Audiovisuel
Si les rédactions audiovisuelles ont adopté le port du masque, comme toutes les entreprises, elles refusent de lui laisser une place face aux caméras et aux micros de leurs studios. Explications.

Ce 31 août, Roselyne Bachelot fait sa rentrée politique sur France Musique. Au moment de prendre la parole dans le studio où elle tint des chroniques inspirées, la ministre de la Culture ne peut réprimer une toux sèche. Sans masque. Elle s’en explique à l’antenne : « Dans un studio, quand on respecte la distance qui est la nôtre, quand on désinfecte les surfaces, on peut poser son masque, mais autrement je porte mon masque tout le temps. » Pour elle, se masquer sur un plateau « cela empêche les sourds et malentendants de lire sur les lèvres. » Quant à la visière transparente, elle l’a testée, « ce n’est pas très pratique et la vision est quand même fortement endommagée. » Prudente, elle renvoie toutefois à un conseil de défense pour savoir si une dérogation sera acceptée dans les studios.
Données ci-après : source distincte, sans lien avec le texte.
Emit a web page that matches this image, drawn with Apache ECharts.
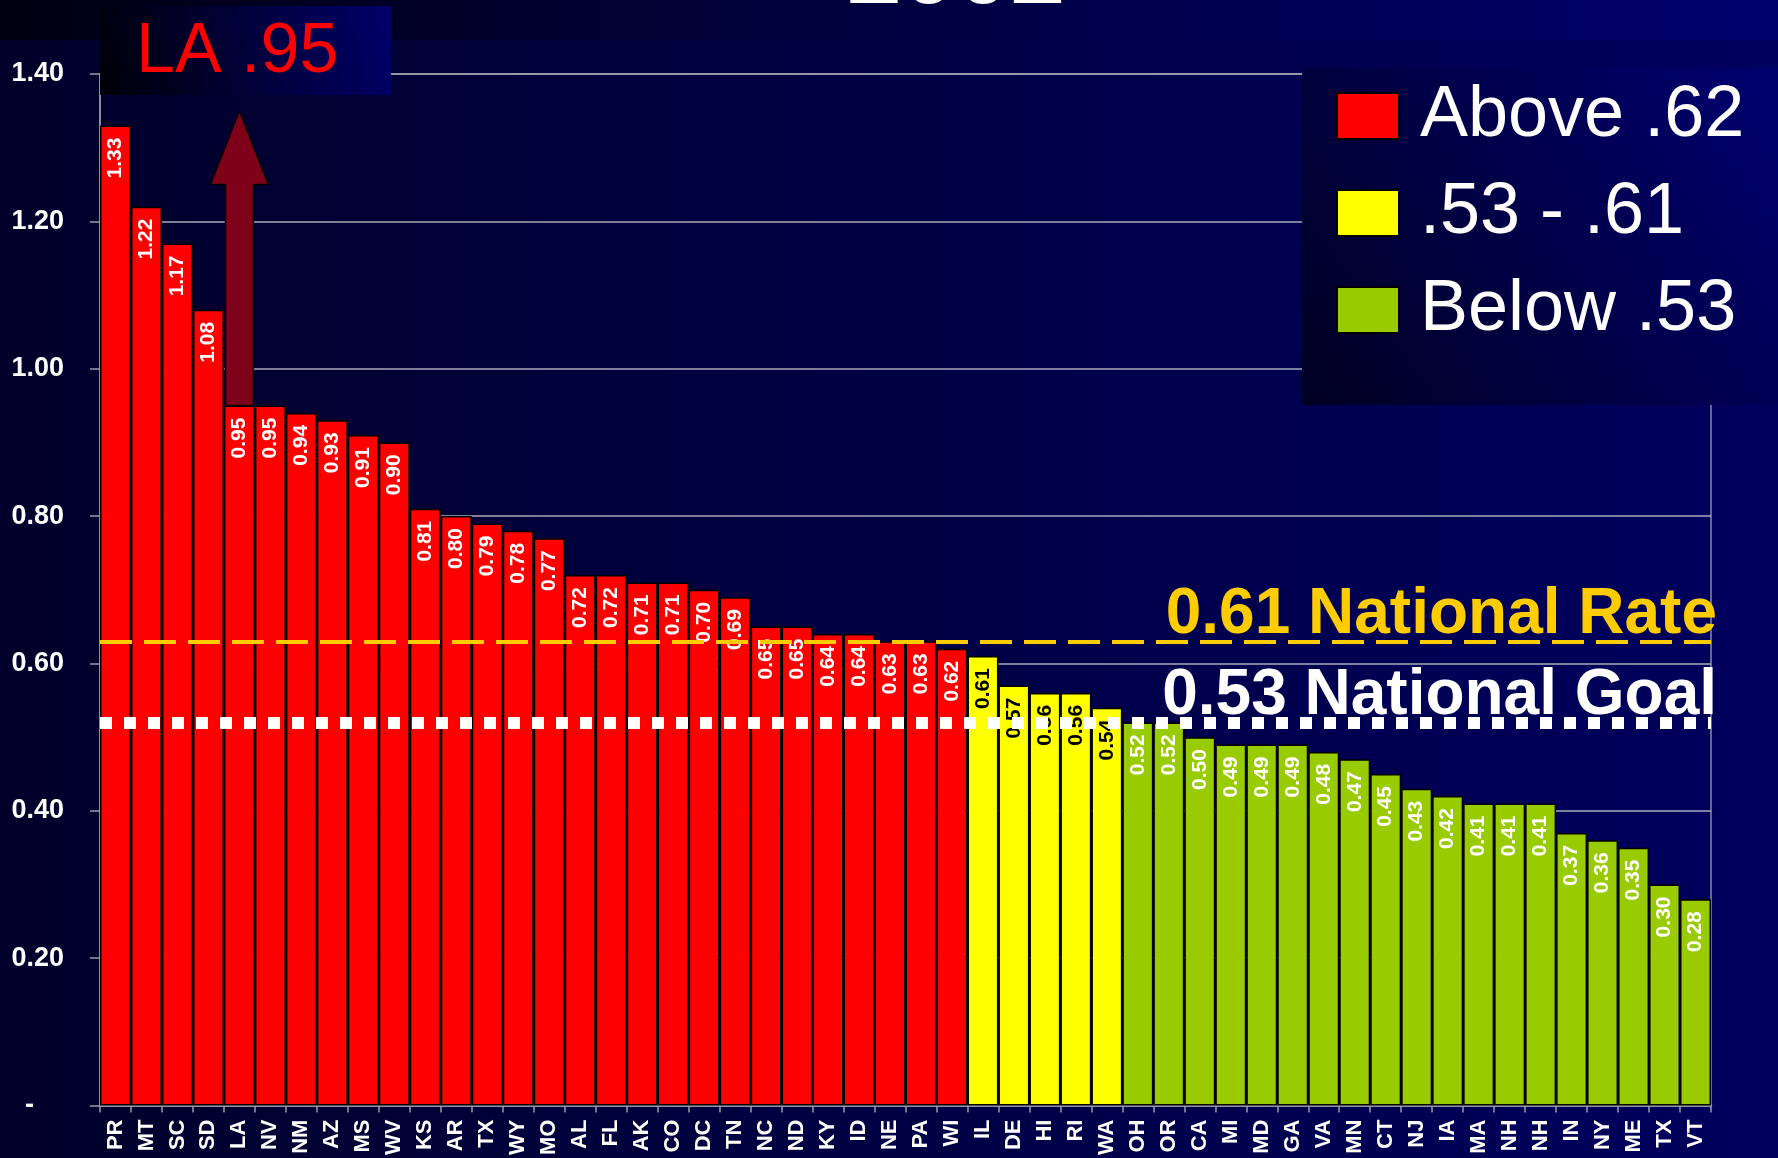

Si la ministre du Travail, Élisabeth Borne, est sur la même longueur d’ondes, l’épidémiologiste Arnaud Fontanet a recommandé sur RMC-BFMTV le port du masque dans cet espace clos où les invités ont « beaucoup de contacts ».

Réticence

Si l’on attend toujours la décision officielle, les médias audiovisuels ont aussi exprimé leur réticence. Sibyle Veil, PDG de Radio France, a plaidé pour la distanciation et à un nombre limité de personnes en studio, mais n’a donné aucune consigne imposant d’être masqué. « La radio, c'est un métier de la voix, donc du souffle, et le port du masque a des conséquences », argue-t-elle. Marc-Olivier Fogiel, le directeur général de BFMTV, a lui plutôt interrogé le bien fondé de la mesure sur France Inter : « S'il y avait un risque sanitaire avéré, il n'y aurait pas de raison qu'on déroge à une règle, mais cela fait maintenant plusieurs mois qu'on est confrontés à cette crise et pas une personne n'est tombée malade sur nos plateaux. »

BFMTV s’en est expliqué : son studio mesure 200 m2, il dispose de 6 mètres de hauteur, les micros sont désinfectés, la climatisation se fait à 100 % avec de l’air frais. Et l’on a même ajouté des formes en Plexiglas pour que la distanciation sociale soit encore mieux respectée entre l’intervieweur et l’invité. Ancien de France Télévisions et président du prix Albert-Londres, Hervé Brusini défend lui aussi la nécessité de voir les visages pour qu’une interaction se produise. « Mais il faut expliquer pourquoi on ne porte pas de masque », dit-il.

Résultat, il n’y a guère que sur le plateau d’Arrêt sur images, sur le web, que l’on apparaît masqué dans une émission de débats. « Un geste de précaution pour nous évident, confie Daniel Schneidermann, son fondateur, on le fait pour des raisons sécuritaires mais aussi car ne pas le faire est incompréhensible pour des gens à qui l’on demande de se masquer et qui le font avec beaucoup de bonne volonté. »

« Le rejet des journalistes vient souvent de ce qu’ils sont perçus comme appartenant au monde du pouvoir, des élites, relève le sociologue des médias Jean-Marie Charon. Le port du masque, quand des politiques n’en portent pas, irait plutôt dans le bon sens. Mais je ne serais pas étonné que l’on critique ceux qui en portent quand le gouvernement appelle à en porter ». Pour l’heure, le paradoxe est saisissant : les reporters en sont munis à l’extérieur, mais pas à l’intérieur de leurs studios.